For me, it was not getting my needs met. The fear was that there would never be enough time in the day or space from my children for me to recharge. I was scared I would be perpetually grumpy and depleted and obviously ruin both my life and theirs. I felt powerless to stop this.
The worst part was that I had taken my problem and made it their problem. I was relying on these two tiny people who had just figured out how to pour juice to not need me. I was asking them to have enough emotional awareness to take care of themselves for twenty minutes when that clearly isn’t their job.
It is not their job to look after me, emotionally or otherwise. It is 100 percent my job to make sure my needs are met. Sacrificing myself on the altar of martyrdom may have made me feel a bit better about my outbursts but it certainly didn’t make my children feel better. Additionally, it was a fairly crappy way to live, for all of us.
I needed to do the emotional work myself. I needed to go to the source of the need inside me and give myself permission to be my own hero instead of waiting for someone else to tell me it was okay to take a break courtesy of Paw Patrol, to book that day of childcare, and that it was definitely ok to heat up that tin of beans for dinner – technically a vegetable! Fiber! Already comes with tomato sauce! Most of all I needed to figure out that it was ok to ask my children to wait. It was okay for them to experience frustration and anger themselves.

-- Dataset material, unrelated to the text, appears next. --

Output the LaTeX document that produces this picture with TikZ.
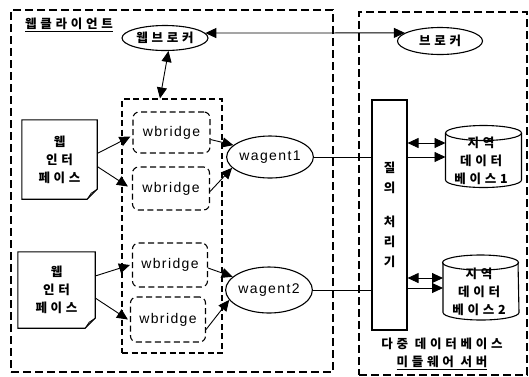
\documentclass[tikz,border=0pt]{standalone}
\usepackage{fontspec}
\setmainfont{Noto Sans CJK KR}
\newfontfamily\latinf{Liberation Sans}
\usetikzlibrary{arrows.meta,shapes.geometric,calc}
\begin{document}
\begin{tikzpicture}[x=1pt,y=-1pt,
  kor/.style={font=\fontsize{12.5}{18}\selectfont\bfseries\addfontfeature{LetterSpace=30},align=center,inner sep=0pt},
  lat/.style={font=\latinf\fontsize{14}{16}\selectfont\addfontfeature{LetterSpace=10},inner sep=0pt},
  outerbox/.style={draw,line width=1.2pt,dash pattern=on 8pt off 4pt},
  groupbox/.style={draw,line width=1.1pt,dash pattern=on 6pt off 3.5pt},
  bridgebox/.style={draw,line width=1.1pt,dash pattern=on 6pt off 3.5pt,rounded corners=6pt,lat},
  oval/.style={draw,ellipse,line width=1.1pt,inner sep=0pt},
  tip/.style={-{Triangle[length=11pt,width=10pt]}},
  dtip/.style={{Triangle[length=11pt,width=10pt]}-{Triangle[length=11pt,width=10pt]}},
  conn/.style={line width=0.9pt},
  dbline/.style={line width=1.1pt}
]
\useasboundingbox (0,0) rectangle (529,376);
% containers
\node[outerbox,minimum width=322pt,minimum height=362pt,inner sep=0pt] (client) at (172,191) {};
\node[outerbox,minimum width=168pt,minimum height=363pt,inner sep=0pt] (server) at (443,193.5) {};
\node[kor] (clientlbl) at (69,25) {\underline{웹클라이언트}};
\node[kor] (serverlbl) at (442,354) {다중 데이터베이스\\\underline{미들웨어 서버}};
% brokers
\node[oval,kor,minimum width=86pt,minimum height=25pt] (wbroker) at (165,38) {웹브로커};
\node[oval,kor,minimum width=85pt,minimum height=27pt] (broker) at (440,41) {브로커};
\draw[conn,dtip] (wbroker.7) -- (broker.167);
% group of bridges
\node[groupbox,minimum width=100pt,minimum height=254pt,inner sep=0pt] (grp) at (172,226) {};
\draw[conn,dtip] (wbroker.-75) -- ([xshift=-12pt]grp.north);
\node[bridgebox,minimum width=77pt,minimum height=41pt] (wb1) at (171.5,132.5) {wbridge};
\node[bridgebox,minimum width=77pt,minimum height=43pt] (wb2) at (171,188.5) {wbridge};
\node[bridgebox,minimum width=75pt,minimum height=44pt] (wb3) at (170,265) {wbridge};
\node[bridgebox,minimum width=75pt,minimum height=45pt] (wb4) at (168,319.5) {wbridge};
% web interface documents
\node[kor,minimum width=75pt,minimum height=79pt] (d1) at (59.5,159.5) {웹\\인터\\페이스};
\node[kor,minimum width=77pt,minimum height=76pt] (d2) at (56.5,290) {웹\\인터\\페이스};
\foreach \d in {d1,d2}{
  \draw[line width=1.1pt] (\d.north west) -- (\d.north east) -- ([yshift=10pt]\d.south east)
     -- ([xshift=-10pt]\d.south east) -- (\d.south west) -- cycle;
  \draw[line width=0.8pt] ([yshift=10pt]\d.south east) -- ([xshift=-6pt,yshift=6pt]\d.south east)
     -- ([xshift=-10pt]\d.south east);
}
\draw[conn,tip] ([yshift=6pt]d1.east) -- ([yshift=-4pt,xshift=-2pt]wb1.west);
\draw[conn,tip] ([yshift=-7pt]d1.east) -- ([yshift=2pt,xshift=-4pt]wb2.west);
\draw[conn,tip] ([yshift=14pt]d2.east) -- ([xshift=-2pt]wb3.west);
\draw[conn,tip] ([yshift=-8pt]d2.east) -- ([xshift=-2pt]wb4.west);
% agents
\node[oval,lat,minimum width=75pt,minimum height=42pt] (wa1) at (270,157) {wagent1};
\node[oval,lat,minimum width=77pt,minimum height=46pt] (wa2) at (269,290) {wagent2};
\draw[conn,tip] ([yshift=-7pt]wb1.east) -- (wa1.162);
\draw[conn,tip] ([yshift=-3pt]wb2.east) -- (wa1.196);
\draw[conn,tip] ([yshift=-3pt]wb3.east) -- (wa2.160);
\draw[conn,tip] ([yshift=-10pt]wb4.east) -- (wa2.194);
% query processor
\node[draw,line width=1.1pt,minimum width=35pt,minimum height=230pt,kor,font=\fontsize{12.5}{20}\selectfont\bfseries] (qp) at (389.5,215) {질\\의\\[14pt]처\\리\\기};
\draw[conn] (wa1.east) -- (wa1.east -| qp.west);
\draw[conn] (wa2.east) -- (wa2.east -| qp.west);
% databases: outline drawn from explicit corners
\coordinate (db1nw) at (445.5,133);
\coordinate (db1se) at (521.5,180);
\coordinate (db2nw) at (443,262.5);
\coordinate (db2se) at (518,312.5);
\foreach \nw/\se in {db1nw/db1se,db2nw/db2se}{
  \draw[dbline] ($(\nw)!0.5!(\nw -| \se)$) ellipse [x radius=38pt, y radius=7.5pt];
  \draw[dbline] (\nw) -- (\nw |- \se) arc[start angle=180,end angle=360,x radius=38pt,y radius=7.5pt] -- (\se |- \nw);
}
\node[kor] (db1) at (481,161) {지역\\데이터\\베이스1};
\node[kor] (db2) at (479,292) {지역\\데이터\\베이스2};
\coordinate (a1) at (0,143);
\coordinate (b1) at (0,157);
\coordinate (a2) at (0,278);
\coordinate (b2) at (0,288);
\draw[conn,dtip] (a1 -| qp.east) -- (a1 -| db1nw);
\draw[conn,tip]  (b1 -| qp.east) -- (b1 -| db1nw);
\draw[conn,dtip] (a2 -| qp.east) -- (a2 -| db2nw);
\draw[conn,tip]  (b2 -| qp.east) -- (b2 -| db2nw);
\end{tikzpicture}
\end{document}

Find the source of your anger and do the work to break the cycle. History isn’t destiny, we have the capacity to look at our past and decide what to keep and what no longer serves us.
I learned a lot of things from figuring out the source of my own frustration, and there were positives too. Sometimes a problematic childhood can lead to some fantastic parenting decisions.
The voice in my head that told me I wasn’t good enough to get a break may have given me a consistent reason to buy self-help books and have a strange relationship with tea-towels, but it also gave me a clear idea of the parent I wanted to be. My awareness of my own hang-ups would prompt me to get down on the floor with my children, to hold them and tell them it wasn’t their fault.
I would do the repair work. My desire to give my children a better life or at least a different hang-up, possibly about baked beans, led me to get up a thousand nights in a row to kiss baby cheeks and soothe them back to sleep, to stroke faces while tiny hearts broke over scraped knees instead of shouting, “You’re fine! Get up!” I made the choice to do better, and while it doesn’t always work, it’s working most of the time – and that’s okay.
Despite historical influences in our lives, relationships with our children are built on decisions. We have the power to change those decisions. There is nothing pre-ordained about parenthood, nothing that we cannot fix or reel back in for another try.
There are only tiny choices. There are only massive choices. If you want to break the cycle, you have to do the work. Give your children the best version of themselves you can, even if it’s not what you were given. Find out what the real need is behind your frustration. What are you scared of? What needs healing? Find the source, do the work, and do better – for yourself and your children.